Table 5.2. The data entered into the pipelined serial adder for Problem 5.7.16.

- **5.7.18.** A floating-point pipeline has five stages  $S_1$ ,  $S_2$ ,  $S_3$ ,  $S_4$ , and  $S_5$ , whose delays are 30, 20, 25, 20, and 35 ns, respectively. What is the pipeline's maximum throughput in millions of floating-point operations per second (MFLOPS)?
- **5.7.19.** In digital signal processing it is sometimes necessary to multiply a high-speed stream of *n*-bit numbers  $Y_1$ ,  $Y_2$ ,  $Y_3$  ... by a single number *X*. The output should be a stream of *n*-bit results  $Y_1X$ ,  $Y_2X$ ,  $Y_3X$ , ... moving at the same rate as the input stream.
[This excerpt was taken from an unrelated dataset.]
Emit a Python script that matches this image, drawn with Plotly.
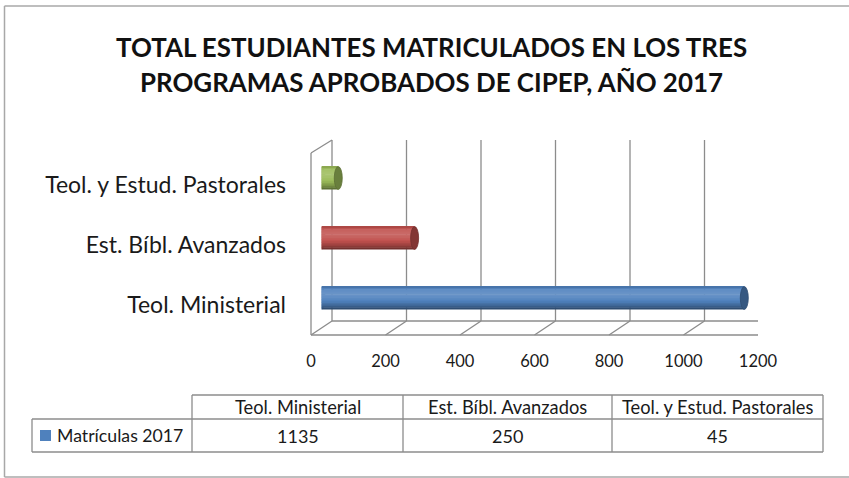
import plotly.graph_objects as go

W, H = 849, 478

# ---- data ----
categories = ["Teol. Ministerial", "Est. Bíbl. Avanzados", "Teol. y Estud. Pastorales"]
values = [1135, 250, 45]
series_name = "Matrículas 2017"
x_ticks = [0, 200, 400, 600, 800, 1000, 1200]
title_lines = ["TOTAL ESTUDIANTES MATRICULADOS EN LOS TRES",
               "PROGRAMAS APROBADOS DE CIPEP, AÑO 2017"]

# ---- styling ----
base_cols = ["#4F81BD", "#C0504D", "#9BBB59"]
grid_col = "#8C8C8C"
FONT = "Lato"
TXT = "#1A1A1A"


def hex2rgb(h):
    h = h.lstrip("#")
    return [int(h[i:i + 2], 16) for i in (0, 2, 4)]


def shade(h, f):
    r, g, b = hex2rgb(h)
    if f >= 1:
        t = f - 1
        r, g, b = [c + (255 - c) * t for c in (r, g, b)]
    else:
        r, g, b = [c * f for c in (r, g, b)]
    return "rgb(%d,%d,%d)" % (round(r), round(g), round(b))


def px(x):
    return x / W


def py(y):
    return 1 - y / H


# front plane geometry (pixels)
X0, X1 = 311, 758          # 0 .. 1200 on the front
Y_BOT, Y_TOP = 335, 155    # category axis extent on the front
DX, DY = 21, -14           # depth offset to back wall
BX, BY = DX / 2, DY / 2    # bars sit at mid depth
BACK_TOP = 140

fig = go.Figure()

cat_idx = list(range(len(categories)))
bar_w = 0.38
# brightness profile from bottom (0) to top (1) of the cylinder
profile = [0.6, 0.7, 0.8, 0.88, 0.95, 1.01, 1.06, 1.1, 1.13, 1.14, 1.13, 1.1, 1.04, 0.9]
N = len(profile)
strip = bar_w / N
for k, f in enumerate(profile):
    fig.add_trace(go.Bar(
        x=values, y=cat_idx, orientation="h",
        width=strip * 1.35, offset=-bar_w / 2 + k * strip,
        marker=dict(color=[shade(c, f) for c in base_cols], line=dict(width=0)),
        xaxis="x2", yaxis="y2", showlegend=False, hoverinfo="skip"))

shapes = []
# back wall gridlines
for v in x_ticks:
    shapes.append(dict(type="line", xref="x", yref="paper", xsizemode="pixel", xanchor=v,
                       x0=DX, x1=DX, y0=py(Y_BOT + DY), y1=py(BACK_TOP),
                       line=dict(color=grid_col, width=1.3), layer="below"))
    # floor diagonals
    shapes.append(dict(type="line", xref="x", yref="paper", xsizemode="pixel", xanchor=v,
                       ysizemode="pixel", yanchor=py(Y_BOT),
                       x0=0, x1=DX, y0=0, y1=-DY,
                       line=dict(color=grid_col, width=1.3), layer="below"))
# floor front/back edges
shapes.append(dict(type="line", xref="x", yref="paper", x0=x_ticks[0], x1=x_ticks[-1],
                   y0=py(Y_BOT), y1=py(Y_BOT), line=dict(color=grid_col, width=1.3), layer="below"))
shapes.append(dict(type="line", xref="x", yref="paper", xsizemode="pixel", xanchor=0,
                   x0=DX, x1=DX + (X1 - X0), y0=py(Y_BOT + DY), y1=py(Y_BOT + DY),
                   line=dict(color=grid_col, width=1.3), layer="below"))
# left wall
shapes.append(dict(type="line", xref="paper", yref="paper", x0=px(X0), x1=px(X0),
                   y0=py(Y_BOT), y1=py(Y_TOP - 2), line=dict(color=grid_col, width=1.3), layer="below"))
shapes.append(dict(type="line", xref="paper", yref="paper", x0=px(X0), x1=px(X0 + DX),
                   y0=py(Y_TOP - 2), y1=py(BACK_TOP), line=dict(color=grid_col, width=1.3), layer="below"))

# cylinder caps
CAP = 8
for i, v in enumerate(values):
    h2 = bar_w / 2
    # left rounded end
    shapes.append(dict(type="circle", xref="x2", yref="y2", xsizemode="pixel", xanchor=0,
                       x0=-CAP / 2, x1=CAP / 2, y0=i - h2, y1=i + h2,
                       fillcolor=shade(base_cols[i], 0.92), line=dict(width=0), layer="below"))
    # right end cap
    shapes.append(dict(type="circle", xref="x2", yref="y2", xsizemode="pixel", xanchor=v,
                       x0=-CAP / 2, x1=CAP / 2, y0=i - h2, y1=i + h2,
                       fillcolor=shade(base_cols[i], 0.68),
                       line=dict(width=0.8, color=shade(base_cols[i], 0.6)), layer="above"))

# outer border (left, top, bottom; right edge is cut off in the reference)
bcol = "#A8A8A8"
for (xa, ya, xb, yb) in [(4.5, 6, 4.5, 477), (4.5, 6, 849, 6), (4.5, 477, 849, 477)]:
    shapes.append(dict(type="line", xref="paper", yref="paper", x0=px(xa), x1=px(xb),
                       y0=py(ya), y1=py(yb), line=dict(color=bcol, width=1.5)))

# data table
T_L, T_C1, T_C2, T_C3, T_R = 32, 192, 403, 612, 823
T_TOP, T_MID, T_BOT = 395, 419, 452
tcol = "#8C8C8C"


def hline(x0, x1, y):
    shapes.append(dict(type="line", xref="paper", yref="paper", x0=px(x0), x1=px(x1),
                       y0=py(y), y1=py(y), line=dict(color=tcol, width=1.3)))


def vline(x, y0, y1):
    shapes.append(dict(type="line", xref="paper", yref="paper", x0=px(x), x1=px(x),
                       y0=py(y0), y1=py(y1), line=dict(color=tcol, width=1.3)))


hline(T_C1, T_R, T_TOP)
hline(T_L, T_R, T_MID)
hline(T_L, T_R, T_BOT)
vline(T_L, T_MID, T_BOT)
for xc in [T_C1, T_C2, T_C3, T_R]:
    vline(xc, T_TOP, T_BOT)
# legend key
shapes.append(dict(type="rect", xref="paper", yref="paper", x0=px(40), x1=px(51),
                   y0=py(441), y1=py(430), fillcolor=base_cols[0], line=dict(width=0)))

annotations = []
col_centers = [(T_C1 + T_C2) / 2, (T_C2 + T_C3) / 2, (T_C3 + T_R) / 2]
for c, cx, v in zip(categories, col_centers, values):
    annotations.append(dict(text=c, x=px(cx), y=py((T_TOP + T_MID) / 2), xref="paper", yref="paper",
                            showarrow=False, font=dict(family=FONT, size=18.3, color=TXT),
                            xanchor="center", yanchor="middle"))
    annotations.append(dict(text=str(v), x=px(cx), y=py((T_MID + T_BOT) / 2), xref="paper", yref="paper",
                            showarrow=False, font=dict(family=FONT, size=18, color=TXT),
                            xanchor="center", yanchor="middle"))
annotations.append(dict(text=series_name, x=px(55), y=py((T_MID + T_BOT) / 2), xref="paper", yref="paper",
                        showarrow=False, font=dict(family=FONT, size=17.7, color=TXT),
                        xanchor="left", yanchor="middle"))
# title
for k, line in enumerate(title_lines):
    annotations.append(dict(text="<b>" + line + "</b>", x=px(431), y=py(47 + 35 * k),
                            xref="paper", yref="paper", showarrow=False,
                            font=dict(family=FONT, size=25.9, color="#111111"),
                            xanchor="center", yanchor="middle"))

fig.update_layout(
    width=W, height=H, autosize=False,
    margin=dict(l=0, r=0, t=0, b=0, pad=0, autoexpand=False),
    paper_bgcolor="white", plot_bgcolor="rgba(0,0,0,0)",
    barmode="overlay", showlegend=False,
    xaxis=dict(domain=[px(X0), px(X1)], range=[0, 1200], tickvals=x_ticks,
               showgrid=False, zeroline=False, showline=False, ticks="", automargin=False,
               ticklabelstandoff=14,
               tickfont=dict(family=FONT, size=16.5, color=TXT), anchor="y"),
    yaxis=dict(domain=[py(Y_BOT), py(Y_TOP)], range=[-0.5, 2.5],
               tickvals=cat_idx, ticktext=categories, automargin=False,
               showgrid=False, zeroline=False, showline=False, ticks="",
               ticklabelstandoff=24,
               tickfont=dict(family=FONT, size=23, color=TXT), anchor="x"),
    xaxis2=dict(domain=[px(X0 + BX), px(X1 + BX)], range=[0, 1200], visible=False,
                automargin=False, anchor="y2"),
    yaxis2=dict(domain=[py(Y_BOT + BY), py(Y_TOP + BY)], range=[-0.5, 2.5], visible=False,
                automargin=False, anchor="x2"),
    shapes=shapes, annotations=annotations,
)

post = (
    "document.documentElement.style.overflow='hidden';"
    "document.body.style.margin='0';"
    "document.body.style.overflow='hidden';"
)
fig.write_html("out.html",
               config={"displayModeBar": False, "responsive": False},
               post_script=post)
Assuming that *X* and  $Y_i$  are positive *n*-bit binary integers, design a pipeline to carry out this type of multiplication efficiently.
- **5.7.20.** Let  $X = x_0, x_1, \ldots, x_{n-1}$  and  $Y = y_0, y_1, \ldots, y_{n-1}$  be two fixed-point vectors of length *n*. The double-length vector  $Z = z_0, z_1, \ldots, z_{2n-2}, z_{2n-1}$  defined by

$$z_i = \sum_{j=0}^{n-i} x_i \times y_{i-j}$$

where  $x_j = y_j = 0$  if j < 0 is called *convolution* of *X* and *Y*. This operation is useful in applications such as digital signal processing. Design a one-dimensional systolic array to implement convolution. The array should have the general structure of a pipeline with the *X*, *Y*, and *Z* vectors flowing horizontally. Describe the function of the processing cell and draw a diagram to illustrate the operation of the systolic array in the style of Figure 5.33.